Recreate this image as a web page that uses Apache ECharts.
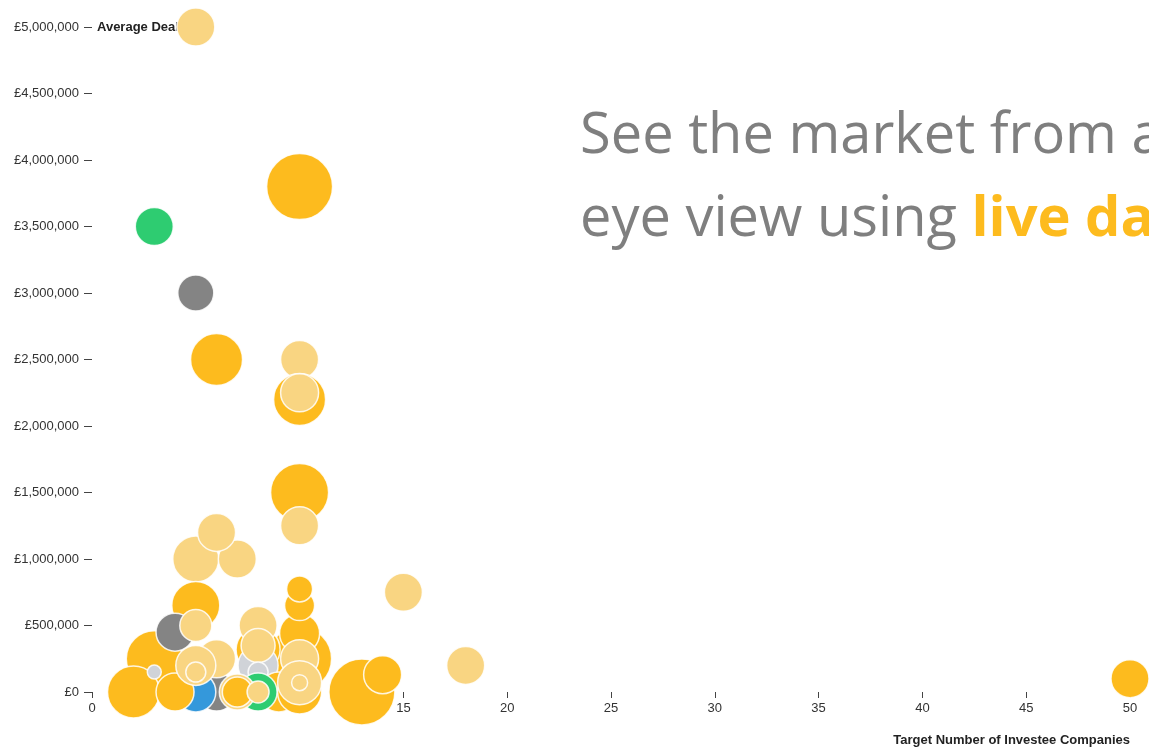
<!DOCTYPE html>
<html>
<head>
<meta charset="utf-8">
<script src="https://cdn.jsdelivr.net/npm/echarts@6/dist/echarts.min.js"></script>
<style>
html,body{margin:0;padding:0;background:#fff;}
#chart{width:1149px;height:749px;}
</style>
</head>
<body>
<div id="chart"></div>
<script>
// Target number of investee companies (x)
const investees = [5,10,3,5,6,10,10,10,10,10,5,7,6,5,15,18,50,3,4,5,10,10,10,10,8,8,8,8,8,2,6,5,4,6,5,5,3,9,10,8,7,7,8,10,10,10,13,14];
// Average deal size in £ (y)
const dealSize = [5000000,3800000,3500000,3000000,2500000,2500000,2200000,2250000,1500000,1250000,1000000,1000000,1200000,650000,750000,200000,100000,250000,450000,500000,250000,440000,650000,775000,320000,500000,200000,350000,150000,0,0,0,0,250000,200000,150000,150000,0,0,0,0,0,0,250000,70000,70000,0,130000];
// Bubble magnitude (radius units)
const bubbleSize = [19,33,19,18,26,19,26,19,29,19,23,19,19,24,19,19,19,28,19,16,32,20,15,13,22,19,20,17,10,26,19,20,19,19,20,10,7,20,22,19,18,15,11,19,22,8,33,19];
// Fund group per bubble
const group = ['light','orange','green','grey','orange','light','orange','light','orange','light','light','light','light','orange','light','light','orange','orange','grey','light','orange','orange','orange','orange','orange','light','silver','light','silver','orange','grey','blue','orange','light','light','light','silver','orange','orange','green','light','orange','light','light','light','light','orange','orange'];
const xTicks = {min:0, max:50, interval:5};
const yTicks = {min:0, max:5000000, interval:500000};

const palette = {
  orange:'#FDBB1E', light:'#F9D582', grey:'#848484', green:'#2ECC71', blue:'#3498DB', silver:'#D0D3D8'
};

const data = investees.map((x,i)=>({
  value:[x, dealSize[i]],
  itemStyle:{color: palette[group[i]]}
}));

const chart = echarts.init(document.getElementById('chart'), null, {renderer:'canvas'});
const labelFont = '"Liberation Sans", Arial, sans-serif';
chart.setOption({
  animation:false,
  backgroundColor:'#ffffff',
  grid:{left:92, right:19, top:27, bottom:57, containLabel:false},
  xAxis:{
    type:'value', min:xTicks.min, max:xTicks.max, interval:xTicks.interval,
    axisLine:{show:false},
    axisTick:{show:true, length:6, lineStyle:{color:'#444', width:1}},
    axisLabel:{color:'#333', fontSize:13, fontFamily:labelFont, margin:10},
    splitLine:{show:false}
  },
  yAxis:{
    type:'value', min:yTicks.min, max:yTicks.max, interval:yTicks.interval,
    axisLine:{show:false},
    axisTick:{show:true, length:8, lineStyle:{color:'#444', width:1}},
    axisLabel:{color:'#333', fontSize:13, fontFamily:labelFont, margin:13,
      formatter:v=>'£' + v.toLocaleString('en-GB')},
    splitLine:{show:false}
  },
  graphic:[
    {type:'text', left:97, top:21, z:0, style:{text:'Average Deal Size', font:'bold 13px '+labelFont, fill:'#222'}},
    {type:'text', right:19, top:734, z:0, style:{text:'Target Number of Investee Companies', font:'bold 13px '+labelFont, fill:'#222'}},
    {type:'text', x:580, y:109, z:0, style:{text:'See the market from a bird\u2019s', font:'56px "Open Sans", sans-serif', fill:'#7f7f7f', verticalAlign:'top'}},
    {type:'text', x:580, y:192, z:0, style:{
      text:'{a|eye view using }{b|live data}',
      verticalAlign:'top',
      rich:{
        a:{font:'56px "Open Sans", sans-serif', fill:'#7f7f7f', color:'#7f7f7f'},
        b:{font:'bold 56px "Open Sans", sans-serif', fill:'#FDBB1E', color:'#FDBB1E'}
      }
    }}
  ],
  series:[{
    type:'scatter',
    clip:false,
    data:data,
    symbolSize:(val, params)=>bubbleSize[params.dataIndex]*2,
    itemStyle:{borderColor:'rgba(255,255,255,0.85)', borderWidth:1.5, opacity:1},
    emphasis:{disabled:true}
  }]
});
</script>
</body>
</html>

---

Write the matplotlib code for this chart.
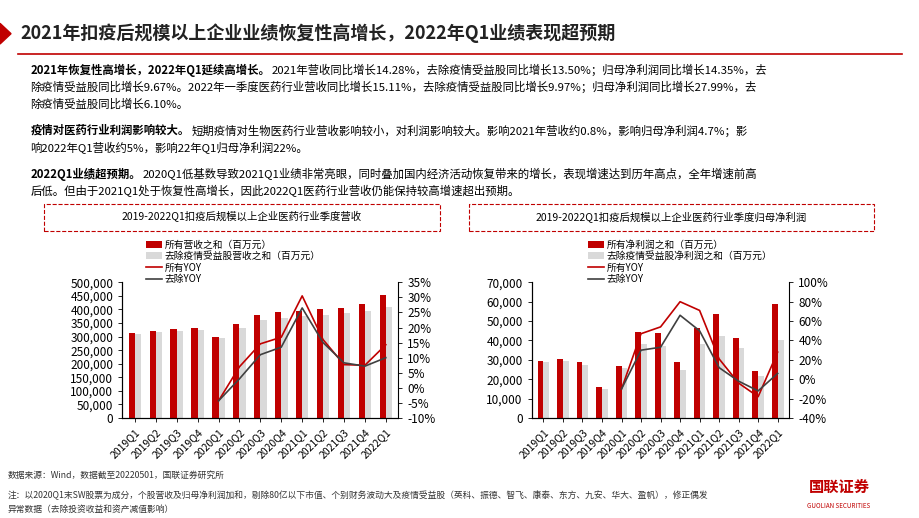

...

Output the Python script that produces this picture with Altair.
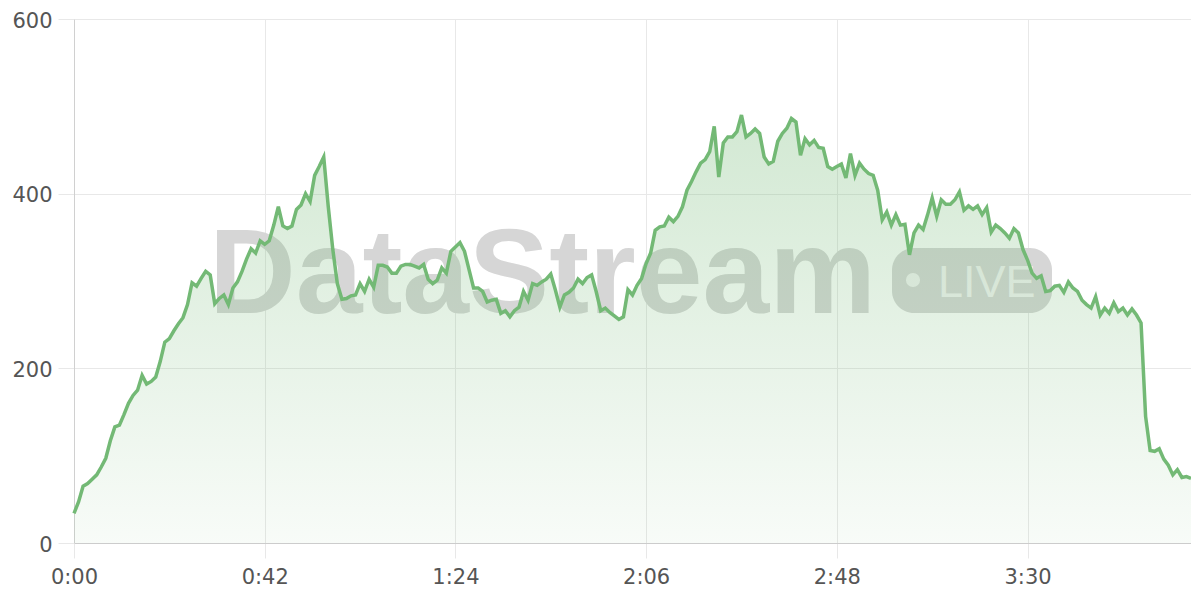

## What this task involves
Extract all lines containing the word "script".

## Answer to this exercise
<script src="https://cdn.jsdelivr.net/npm/echarts@6/dist/echarts.min.js"></script>
<script>
</script>
Output the Python script that produces this picture with Altair.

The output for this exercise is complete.